Kochujang Chicken

We haven’t acquired a new grill since we re-located to D.C., but with warmer weather on the way, I have noticed T. hanging out by the grill displays when we’re supposed to be picking up potting soil and plants…

As I look over grill recipes, the ones that keep rising to the top are our favorite flavors from Hawaii that we now miss so much. This one for Kochujang Chicken is actually the last one we made before we gave up our gas grill on Oahu. Literally. We made this chicken as part of the lunch for the moving crew who were packing up all our household goods and furniture. After they were done, we offered to let them take anything that we didn’t plan to take with us, including the grill. One of the crew took us up on it and the grill found a good home!

Kochu Jang (also spelled Gochujang) is a wonderful Korean condiment that has found many uses in our home. It’s a thick paste made with medium hot peppers, garlic and other spices and glutinous rice powder. It’s a great shortcut to adding layers of flavor to soups, marinades, and sauces. This sweet-spicy marinade will give you a juicy, flavorful chicken with familiar yet exotic notes.

The Korean red pepper used in Kochu Jang, and also found dried as a flakes, is a mild to medium heat pepper with a sweetness to them. They are more similar to Aleppo pepper than to what is called “crushed red pepper” or to cayenne pepper powder in the U.S. Substitute 3/4 amount of Aleppo pepper for Korean red pepper powder called for in the recipe below.
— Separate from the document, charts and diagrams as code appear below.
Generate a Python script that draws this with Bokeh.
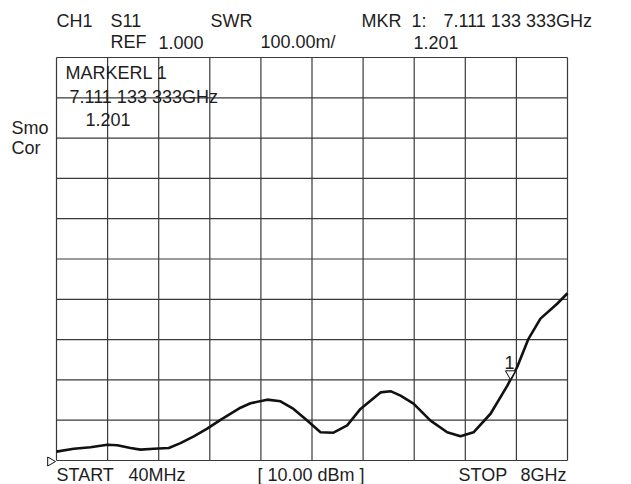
import numpy as np
from bokeh.plotting import figure
from bokeh.models import Range1d, ColumnDataSource
from bokeh.core.properties import value
from bokeh.embed import file_html
from bokeh.resources import INLINE

# ---------------- data ----------------
freq_ghz = [0.04, 0.309, 0.57, 0.83, 0.986, 1.193, 1.348, 1.556, 1.789, 1.971,
            2.179, 2.387, 2.595, 2.906, 3.062, 3.322, 3.529, 3.732, 3.945, 4.152,
            4.355, 4.568, 4.775, 5.087, 5.243, 5.399, 5.601, 5.866, 6.126, 6.333,
            6.536, 6.801, 7.061, 7.216, 7.392, 7.579, 7.839, 8.0]
swr = [1.022, 1.029, 1.033, 1.039, 1.038, 1.031, 1.027, 1.029, 1.031, 1.043,
       1.060, 1.079, 1.101, 1.131, 1.142, 1.151, 1.147, 1.128, 1.099, 1.070,
       1.069, 1.087, 1.128, 1.169, 1.172, 1.161, 1.141, 1.099, 1.070, 1.060,
       1.070, 1.116, 1.185, 1.232, 1.302, 1.352, 1.389, 1.415]

start_ghz, stop_ghz = 0.04, 8.0
ref_swr = 1.0
swr_per_div = 0.1
n_div = 10
marker_freq_ghz = 7.111
marker_swr = 1.201
marker_id = "1"

header_row1 = ["CH1", "S11", "SWR", "MKR", "1:", "7.111 133 333GHz"]
header_row2 = ["REF", "1.000", "100.00m/", "1.201"]
marker_box = ["MARKERL 1", "7.111 133 333GHz", "1.201"]
side_texts = ["Smo", "Cor"]
footer_texts = ["START", "40MHz", "[ 10.00 dBm ]", "STOP", "8GHz"]

# ---------------- layout (page pixels) ----------------
W, H = 631, 484
GL, GR, GT, GB = 56, 567, 57, 460
TXT_SHIFT = -7  # empirical correction of the rendered text baseline
kx = (stop_ghz - start_ghz) / (GR - GL)
ky = (n_div * swr_per_div) / (GB - GT)


def dx(px):
    return start_ghz + (px - GL) * kx


def dy(py):
    return ref_swr + (GB - py) * ky


p = figure(width=W, height=H,
           x_range=Range1d(dx(0), dx(W)),
           y_range=Range1d(dy(H), dy(0)),
           output_backend="svg", toolbar_location=None,
           x_axis_type=None, y_axis_type=None, min_border=0,
           outline_line_color=None, background_fill_color="white",
           border_fill_color="white")

grid_col = "#3a3a3a"
div_x = [start_ghz + i * (stop_ghz - start_ghz) / n_div for i in range(n_div + 1)]
div_y = [ref_swr + i * swr_per_div for i in range(n_div + 1)]
top_swr = ref_swr + n_div * swr_per_div
p.segment(x0=div_x, y0=[ref_swr] * len(div_x), x1=div_x, y1=[top_swr] * len(div_x),
          line_color=grid_col, line_width=1.2)
p.segment(x0=[start_ghz] * len(div_y), y0=div_y, x1=[stop_ghz] * len(div_y), y1=div_y,
          line_color=grid_col, line_width=1.2)

# trace
p.line(freq_ghz, swr, line_color="#111111", line_width=2.6, line_join="round")

FONT = value("Liberation Sans")
FS = "18px"
TC = "#1e1e1e"


def texts(strings, xs_px, ys_px, align="left"):
    src = ColumnDataSource(dict(x=[dx(v) for v in xs_px],
                                y=[dy(v + TXT_SHIFT) for v in ys_px],
                                t=strings))
    p.text(x="x", y="y", text="t", source=src, text_font=FONT, text_font_size=FS,
           text_color=TC, text_align=align, text_baseline="alphabetic")


texts(header_row1, [56, 110, 210, 361, 411, 443], [27] * 6)
texts(header_row2, [110, 158, 260, 413], [48.5] * 4)
texts(marker_box, [65, 69, 85], [79.5, 103, 126])
texts(side_texts, [11, 11], [134, 154])
texts(footer_texts, [56, 128, 257, 458, 520], [481] * 5)

# marker 1
p.scatter(x=[marker_freq_ghz], y=[marker_swr + 5.8 * ky], marker="inverted_triangle",
          size=10, fill_color="white", line_color="#111111", line_width=1)
src_m = ColumnDataSource(dict(x=[marker_freq_ghz - kx],
                              y=[marker_swr + (9.5 - TXT_SHIFT) * ky], t=[marker_id]))
p.text(x="x", y="y", text="t", source=src_m, text_font=FONT, text_font_size=FS,
       text_color=TC, text_align="center", text_baseline="alphabetic")

# reference position marker
p.scatter(x=[start_ghz - 6.2 * kx], y=[ref_swr - 1 * ky], marker="triangle", angle=-np.pi / 2,
          size=9, fill_color="white", line_color="#111111", line_width=1)

open("out.html", "w").write(file_html(p, INLINE))
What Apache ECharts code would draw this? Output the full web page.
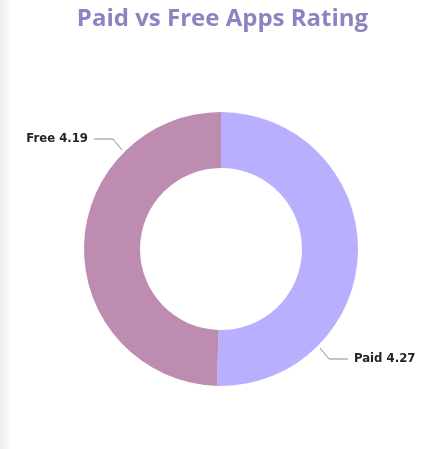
<!DOCTYPE html>
<html>
<head>
<meta charset="utf-8">
<script src="https://cdn.jsdelivr.net/npm/echarts@6/dist/echarts.min.js"></script>
<style>
html,body{margin:0;padding:0;background:#fff;}
#strip{position:absolute;left:0;top:0;width:12px;height:449px;background:linear-gradient(to right,#eceeed,#ffffff);}
#c{position:absolute;left:0;top:0;width:445px;height:449px;}
</style>
</head>
<body>
<div id="strip"></div>
<div id="c"></div>
<script>
const categories = ['Paid', 'Free'];
const ratings = [4.27, 4.19];
const colors = ['#b8b0fe', '#bf8cb1'];

const CX = 221, CY = 249, R_IN = 81, R_OUT = 137;

const chart = echarts.init(document.getElementById('c'));
chart.setOption({
  title: {
    text: 'Paid vs Free Apps Rating',
    left: 'center',
    top: 2,
    textStyle: { color: '#8a84c2', fontFamily: 'Open Sans', fontWeight: 'bold', fontSize: 24 }
  },
  series: [{
    type: 'pie',
    center: [CX, CY],
    radius: [R_IN, R_OUT],
    startAngle: 90,
    clockwise: true,
    silent: true,
    data: categories.map((c, i) => ({ name: c, value: ratings[i], itemStyle: { color: colors[i] } })),
    label: {
      show: true,
      overflow: 'none',
      width: 100,
      formatter: p => p.name + ' ' + p.value.toFixed(2),
      fontFamily: 'DejaVu Sans Condensed',
      fontWeight: 'bold',
      fontSize: 13,
      color: '#252423'
    },
    labelLine: { show: true, lineStyle: { color: '#8a8a8a', width: 1 } },
    labelLayout: function (params) {
      const side = params.dataIndex === 0 ? 1 : -1; // Paid: lower right, Free: upper left
      const r = R_OUT + 3;
      const ax = CX + side * r * Math.SQRT1_2;
      const ay = CY + side * r * Math.SQRT1_2;
      const ex = ax + side * 9;
      const ey = ay + side * 11;
      const hx = ex + side * 19;
      return {
        x: hx + side * 6,
        y: ey,
        align: side > 0 ? 'left' : 'right',
        verticalAlign: 'middle',
        labelLinePoints: [[ax, ay], [ex, ey], [hx, ey]]
      };
    }
  }]
});
</script>
</body>
</html>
If neither is available, omit the dried peppers — the marinade will still be spicy from the Kochu Jang.

This recipe is my own. Most recipes call for the chicken to be cooked in a sauce, but I wanted something that was marinated and cooked dry, either on a grill or oven. Kochujang Chicken was also part of the Korean-theme meal we shared with friends in January when we also had Bulgogi Letttuce Wraps and Watercress Dumplings. For that meal, the chicken was simply baked instead of grilled.

For 4-6 persons
This recipe easily doubles and triples for large BBQs. Allow to marinate overnight for best flavor.

2 lbs./1kg chicken thighs, with or without bones

2 TBL kochu jang
1-2 tsp Korean red pepper flakes
2 TBL soy sauce
2 TBL raw sugar
2-3 cloves garlic, minced
2 tsp sesame oil
2 TBL sake or mirin

Combine marinade and stir well to dissolve sugar. Place chicken in non-metal bowl or plastic zippered bag, pour marinade over chicken, and massage marinade into meat. Place in refrigerator at least 8 hours, but preferably overnight, and up to 2 days.

One hour before grilling (or baking), remove from fridge. Prepare grill or pre-heat oven to 350F (180C).

Remove chicken from marinade and lightly pat dry. Oil grill or baking pan. Grill/Bake until juices near bone run clear, about 40 minutes.

Serve with rice, kimchee and/or other pickles, and vegetables such as Choi Sum, Watercress or Mustard Greens.